D'abord, de façon très pragmatique, il est courant aujourd'hui, lorsqu'on postule un emploi, de devoir répondre à un questionnaire hébergé sur une plateforme; on remplit alors des champs texte et on clique sur «suivant». On fait défiler les lignes exigeant une réponse; cependant, il est impossible de passer à la page suivante si on n’a pas rempli tous les champs. À la question «cochez tous les diplômes que vous avez», si toutes les cases sont vides, c’est le retour à la case départ; il n’y a alors aucune chance que le CV se rende chez la personne qui recrute! Aucune chance non plus qu’on puisse vendre sa candidature et expliquer pourquoi on est, malgré l'absence de diplôme, la bonne personne pour le poste. Bref, pas de diplôme, pas de «suivant»!

Dans ces circonstances, le réflexe pour le commun des mortels sera peut-être de se dire : «Qu'importe si on demande d'avoir une maîtrise, je vais postuler quand même, et on verra que je suis fait pour l’emploi.» Eh bien, il faut savoir que tout le monde ne pense pas ainsi… En effet, bien des personnes – notamment les femmes – ne postuleront pas un emploi si elles n'ont pas 100% des prérequis mentionnés dans l’affichage de poste.

Au Québec, en 2019-2020, on recensait 74 221 élèves qui sortaient du secondaire. Parmi ces personnes, on en dénombrait 10 050 considérées comme sans diplôme ni qualification et qui étaient absentes du système scolaire en 2020-2021, ce qui correspond à 13,5 % de l'ensemble des jeunes sortis du secondaire à ce moment-là. Au Canada, le Québec a tendance à afficher chaque année un plus petit nombre de personnes diplômées que dans les autres provinces du pays, une tendance qui, certes, s'améliore chaque année, mais qui ne disparaît pas pour autant. En période de pénurie de main-d'œuvre, veut-on vraiment dire non à de tels talents?

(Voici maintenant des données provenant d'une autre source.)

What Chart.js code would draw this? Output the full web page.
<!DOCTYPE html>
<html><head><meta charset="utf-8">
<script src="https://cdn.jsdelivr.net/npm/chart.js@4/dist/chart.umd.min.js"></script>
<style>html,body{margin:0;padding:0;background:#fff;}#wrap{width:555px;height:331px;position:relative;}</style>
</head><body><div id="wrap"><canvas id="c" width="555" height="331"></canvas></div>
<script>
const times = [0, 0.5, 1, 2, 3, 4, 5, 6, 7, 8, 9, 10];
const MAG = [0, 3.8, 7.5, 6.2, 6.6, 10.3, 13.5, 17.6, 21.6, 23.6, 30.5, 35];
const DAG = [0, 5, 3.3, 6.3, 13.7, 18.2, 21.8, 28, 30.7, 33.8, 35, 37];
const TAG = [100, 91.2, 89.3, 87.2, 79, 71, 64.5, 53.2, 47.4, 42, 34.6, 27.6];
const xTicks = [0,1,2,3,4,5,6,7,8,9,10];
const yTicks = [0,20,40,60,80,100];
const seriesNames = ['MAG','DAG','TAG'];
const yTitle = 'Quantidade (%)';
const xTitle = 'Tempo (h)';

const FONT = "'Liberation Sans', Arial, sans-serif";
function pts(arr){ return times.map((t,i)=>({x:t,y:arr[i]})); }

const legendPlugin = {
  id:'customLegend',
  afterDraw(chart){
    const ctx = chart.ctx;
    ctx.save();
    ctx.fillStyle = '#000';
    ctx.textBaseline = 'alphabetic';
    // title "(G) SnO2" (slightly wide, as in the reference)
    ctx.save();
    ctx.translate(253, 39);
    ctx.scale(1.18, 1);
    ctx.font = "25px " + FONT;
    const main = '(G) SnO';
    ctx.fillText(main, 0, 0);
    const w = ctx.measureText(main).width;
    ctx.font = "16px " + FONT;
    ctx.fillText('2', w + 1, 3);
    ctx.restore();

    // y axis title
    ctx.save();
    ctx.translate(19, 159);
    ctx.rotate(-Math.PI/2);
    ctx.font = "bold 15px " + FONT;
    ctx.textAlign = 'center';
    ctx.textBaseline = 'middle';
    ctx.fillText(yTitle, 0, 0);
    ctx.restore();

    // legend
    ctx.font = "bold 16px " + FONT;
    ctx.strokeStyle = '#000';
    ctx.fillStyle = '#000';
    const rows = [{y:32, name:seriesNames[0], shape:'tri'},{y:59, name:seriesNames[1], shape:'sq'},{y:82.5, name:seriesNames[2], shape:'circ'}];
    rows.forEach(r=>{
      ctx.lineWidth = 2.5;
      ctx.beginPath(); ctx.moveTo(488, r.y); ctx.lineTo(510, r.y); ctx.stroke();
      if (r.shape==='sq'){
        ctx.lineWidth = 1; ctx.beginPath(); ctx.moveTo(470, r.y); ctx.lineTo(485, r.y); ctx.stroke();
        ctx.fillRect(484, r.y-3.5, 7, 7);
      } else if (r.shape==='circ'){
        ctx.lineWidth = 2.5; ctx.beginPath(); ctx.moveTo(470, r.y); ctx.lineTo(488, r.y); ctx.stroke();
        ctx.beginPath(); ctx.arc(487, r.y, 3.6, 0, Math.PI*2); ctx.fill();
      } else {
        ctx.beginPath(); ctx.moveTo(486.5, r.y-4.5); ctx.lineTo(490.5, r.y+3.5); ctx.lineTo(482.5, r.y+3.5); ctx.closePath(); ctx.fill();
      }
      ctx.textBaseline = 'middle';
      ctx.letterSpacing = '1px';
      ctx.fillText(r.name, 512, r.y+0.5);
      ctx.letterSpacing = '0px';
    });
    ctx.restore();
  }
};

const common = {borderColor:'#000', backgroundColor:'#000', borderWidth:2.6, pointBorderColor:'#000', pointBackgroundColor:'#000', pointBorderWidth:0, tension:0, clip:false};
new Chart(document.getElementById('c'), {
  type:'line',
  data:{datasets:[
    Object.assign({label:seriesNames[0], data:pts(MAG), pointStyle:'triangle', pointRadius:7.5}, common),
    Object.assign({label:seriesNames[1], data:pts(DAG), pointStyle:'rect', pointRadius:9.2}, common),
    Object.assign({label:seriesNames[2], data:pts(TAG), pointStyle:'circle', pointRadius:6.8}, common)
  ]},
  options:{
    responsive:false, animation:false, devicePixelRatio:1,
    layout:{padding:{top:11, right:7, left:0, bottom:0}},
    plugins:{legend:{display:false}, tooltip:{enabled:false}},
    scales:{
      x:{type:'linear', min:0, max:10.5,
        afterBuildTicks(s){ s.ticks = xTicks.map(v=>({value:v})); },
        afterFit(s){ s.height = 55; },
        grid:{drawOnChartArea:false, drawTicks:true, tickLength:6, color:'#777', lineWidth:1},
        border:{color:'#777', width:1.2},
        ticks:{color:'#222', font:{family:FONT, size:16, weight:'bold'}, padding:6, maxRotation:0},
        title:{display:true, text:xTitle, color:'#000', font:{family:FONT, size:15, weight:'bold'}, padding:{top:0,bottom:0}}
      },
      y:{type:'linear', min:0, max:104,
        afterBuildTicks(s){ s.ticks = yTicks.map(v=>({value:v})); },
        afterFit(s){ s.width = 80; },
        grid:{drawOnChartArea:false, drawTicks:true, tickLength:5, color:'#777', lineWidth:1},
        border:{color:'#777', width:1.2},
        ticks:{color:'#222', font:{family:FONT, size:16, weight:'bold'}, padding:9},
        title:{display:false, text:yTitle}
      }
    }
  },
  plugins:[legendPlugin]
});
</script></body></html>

Or le plafond de papier touche également les personnes qui sont bel et bien diplômées. Pensons aux gens nouvellement arrivés au Québec qui n'ont pas encore leur équivalence de diplôme, ou qui l’ont reçue, mais malheur : celle-ci représente mal leurs études, ou alors on leur attribue un niveau en dessous de celui qu'ils avaient dans leur pays d'origine.

Enfin, le plafond de papier a également une incidence considérable sur les salaires, ne faisant qu'intensifier le fossé entre les personnes qui sont en mesure d’aller à l’université et celles qui ne peuvent pas se le permettre. Étant donné que les personnes qui sont diplômées ont plus de chances d'être employées, elles gagnent plus que les gens qui ne le sont pas. Le plafond de papier exclut donc des personnes faisant déjà face à de l'exclusion.

Bien sûr, nous ne sommes pas en train de dire ici que les diplômes sont complètement inutiles; par exemple, personne n’aura envie d’aller consulter un médecin qui ne serait pas passé par la case université. Cependant, qu'en est-il des postes de gestionnaire? Dans le domaine de la vente? A-t-on vraiment besoin d'un diplôme pour tout?

Embaucher sans diplôme : une tendance grandissante

Certaines organisations ont compris la situation et choisissent de ne plus exiger de diplôme pour des emplois qui en nécessitaient auparavant.

Selon une étude réalisée en 2022 par The Burning Glass Institute aux États-Unis, cette tendance s'est accélérée pendant la pandémie.

Besoin d'un peu d'inspiration pour passer à l'acte? Voici quatre entreprises bien connues qui ont changé leurs façons de recruter.

  • En 2021, IBM a annoncé qu'elle avait éliminé la nécessité d’un baccalauréat pour plus de la moitié de ses offres d'emploi aux États-Unis.
  • En 2021, seulement 26 % des offres d'emploi d'Accenture pour des postes d'ingénieurs en assurance qualité logicielle exigeaient un diplôme universitaire, soit le taux le plus bas parmi les entreprises concurrentes du secteur technologique.
  • Les offres d'emploi de Google demandant un baccalauréat sont passées de 93 % à 77 % entre 2017 et 2021.
  • Delta Airlines a renoncé à exiger un diplôme universitaire pour ses copilotes en janvier 2022, rejoignant ainsi Southwest Airlines, United et American Airlines.